Pytana, jaką decyzję by podjęła, gdyby jej syn był ciężko chory, odpowiedziała: "Nie wiem, naprawdę nie wiem". - Ale gdyby ktoś w moim otoczeniu chciał dokonać aborcji, to z całym przekonaniem mówię, że zrobiłabym wszystko, żeby go od tego odwieść. Ale gdyby kobieta podjęła taką decyzję, to zrobiłabym wszystko, żeby ją wspierać. Uważam, że to nie jest sprawa państwa, ono nie powinno się w to wtrącać. To naprawdę decyzja kobiety.
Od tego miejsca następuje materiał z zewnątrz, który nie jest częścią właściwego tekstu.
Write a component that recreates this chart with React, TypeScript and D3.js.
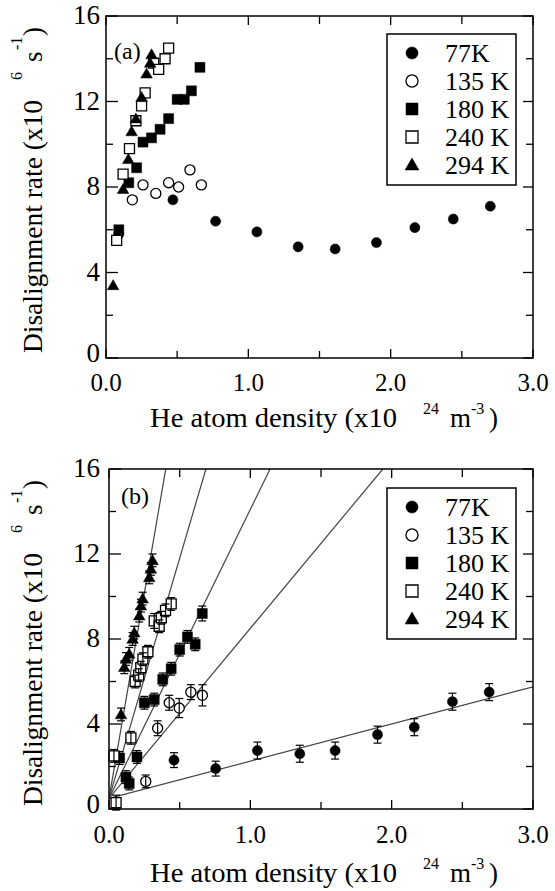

Mimo, że sama bym tego nigdy nie dokonała - stwierdziła Joanna Mucha.
- Ta władza przeminie. Wcześniej niż się wiele osób spodziewa. Ta władza zadarła z kobietami. Moim zdaniem nie wygra nikt, kto zadarł z kobietami - powiedziała Mucha.
- To, że pozwoliliśmy - również TK - na to, żeby lekarz, zasłaniając się klauzulą sumienia, nie wykonywał procedury, która jest legalna, to jest absolutnie nie do wytłumaczenia. Również to, że pozwoliliśmy im przyjmować legalnie pacjentki bez dania wskazówki: "Jestem lekarzem z klauzulą sumienia". Pacjentka płaci za wizytę, idzie po tabletki antykoncepcyjne, po czym okazuje się, że on jej ich nie wypisze. To nie do zaakceptowania - stwierdziła Mucha.
- PO nie była w stanie zdobyć się na to, żeby NFZ powiedział: "Nie podpisujemy kontraktu ze szpitalem, który nie gwarantuje pełnych usług" - zauważył Jacek Żakowski. - Dokładnie tę propozycję składałam naszym ministrom - odpowiedziała Joanna Mucha. Dodała też, że wybiera się do Lublina na strajk przeciwko zaostrzeniu prawa aborcyjnego. - Plany nam psuje pogoda, bo zapowiada się, że będzie padało, więc będziemy okupowały wszelkie miejsca zadaszone - zapowiedziała posłanka PO. - A poza tym powiedziałam mojemu małemu synkowi, że dzisiaj obiad robi sobie sam - dodała.